The meetings in Geneva Monday and Tuesday are to include outgoing U.S. envoy Stephen Bosworth and incoming envoy Glyn Davies, currently U.S. ambassador to the International Atomic Energy Agency, the State Department said Wednesday in announcing Davies' appointment.

Bosworth will introduce Davies to the North Korean officials, including foreign affairs First Vice Minister Kim Kye-gwan -- who greeted former U.S. President Bill Clinton in August 2009 when Clinton went to North Korea to secure the release of two U.S. TV journalists imprisoned for allegedly crossing into North Korea from China without a visa.

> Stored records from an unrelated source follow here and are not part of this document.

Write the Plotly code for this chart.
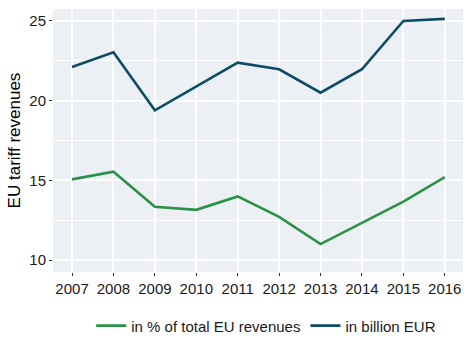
import plotly.graph_objects as go

years = [2007, 2008, 2009, 2010, 2011, 2012, 2013, 2014, 2015, 2016]
pct_total = [15.06, 15.54, 13.34, 13.15, 13.99, 12.71, 11.0, 12.35, 13.67, 15.2]
billion_eur = [22.11, 23.03, 19.39, 20.88, 22.38, 21.97, 20.5, 21.97, 25.0, 25.13]

green = "#2A9145"
blue = "#0E4C66"
font_family = "Liberation Sans, Arial, sans-serif"

fig = go.Figure()
fig.add_trace(go.Scatter(x=years, y=pct_total, mode="lines", name="in % of total EU revenues",
                         line=dict(color=green, width=2.6)))
fig.add_trace(go.Scatter(x=years, y=billion_eur, mode="lines", name="in billion EUR",
                         line=dict(color=blue, width=2.6)))

fig.update_layout(
    width=473, height=342,
    margin=dict(l=53, r=10, t=9, b=70, pad=0, autoexpand=False),
    paper_bgcolor="white",
    plot_bgcolor="#ECF0F5",
    font=dict(family=font_family, size=15, color="#1a1a1a"),
    showlegend=True,
    legend=dict(orientation="h", x=0.52, xanchor="center", y=-0.205, yanchor="middle",
                font=dict(size=15, color="#1a1a1a"), tracegroupgap=0, itemwidth=30),
)
fig.update_xaxes(
    range=[2006.54, 2016.44], tickmode="array", tickvals=years, ticktext=[str(y) for y in years],
    showgrid=True, gridcolor="white", gridwidth=1.5, zeroline=False,
    ticks="outside", ticklen=3, tickcolor="#333333", tickwidth=1,
    tickfont=dict(size=15, color="#1a1a1a"), showline=False,
)
fig.update_yaxes(
    range=[9.25, 25.75], tickmode="array", tickvals=[10, 15, 20, 25],
    showgrid=True, gridcolor="white", gridwidth=1.5, zeroline=False,
    minor=dict(tickmode="array", tickvals=[12.5, 17.5, 22.5], showgrid=True, gridcolor="white", gridwidth=1, ticks=""),
    ticks="outside", ticklen=3, tickcolor="#333333", tickwidth=1,
    tickfont=dict(size=15, color="#1a1a1a"), showline=False,
    title=dict(text="EU tariff revenues", font=dict(size=17, color="#000000"), standoff=4),
)

fig.write_html("out.html")
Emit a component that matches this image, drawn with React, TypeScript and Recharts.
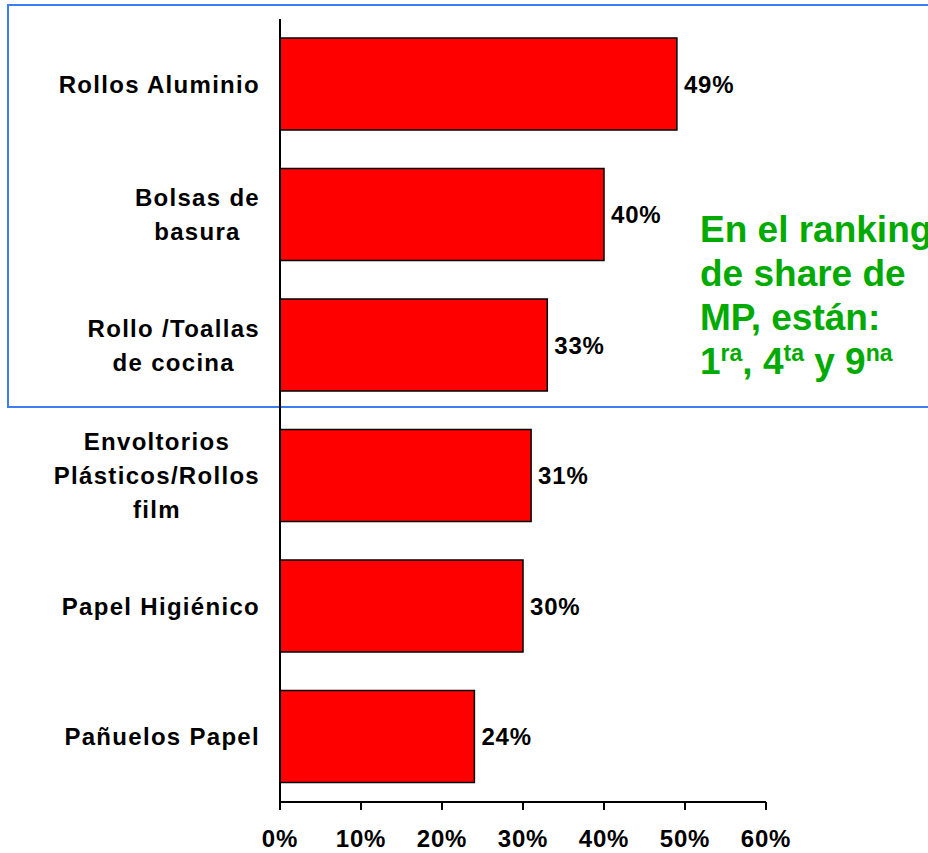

He greeted former President Jimmy Carter a year later when Carter went to North Korea to secure the release of a Boston teacher also imprisoned for allegedly entering the country illegally.

Kim Jong Il's comments about wanting to resume the so-called six-party talks -- seeking to find a peaceful resolution to security concerns stemming from North Korea's nuclear weapons program -- came in an interview with Russia's ITAR-Tass news agency.

The talks, involving both Koreas, the United States, Russia, China and Japan, stalled in 2008, and Pyongyang pulled out April 14, 2009, announcing it would resume its nuclear-enrichment program to boost its nuclear deterrent.

In March 2010, it allegedly torpedoed a South Korean warship in the Yellow Sea, killing 46 South Korean servicemen. Pyongyang denied the allegation.

In November 2010 the north shelled the South Korean island of Yeonpyeong, killing four people, after a Southern military exercise in the area. North Korea said it responded to South Korean shells being fired into North Korean territorial waters.

"Our principle position remains unchanged that the six-way talks should be quickly resumed without preconditions," Kim said in the written interview, cited by the North's official Korean Central News Agency.

Kim repeated that denuclearizing the "whole" Korean Peninsula was a dying wish of his father, North Korean founding Prime Minister and later President Kim Il Sung, who died in 1994.

Kim said North Korea wanted to improve ties with the United States and Japan, but only if the two countries abandoned what he characterized as their hostile approach toward his country.

"We built our nuclear deterrent to protect our sovereignty in the face of the United States' blatant nuclear threats and its escalating hostile policy," Kim was quoted as saying.

State Department spokesman Mark Toner said the Obama administration wanted to see if North Korea was "indeed prepared to take steps to fulfill its commitments" to disarm.

"We want to see it take steps toward denuclearization," he said.

President Barack Obama has frozen virtually all diplomatic contacts with North Korea and resisted making deals simply to defuse tensions, a policy strategy U.S. officials call "strategic patience."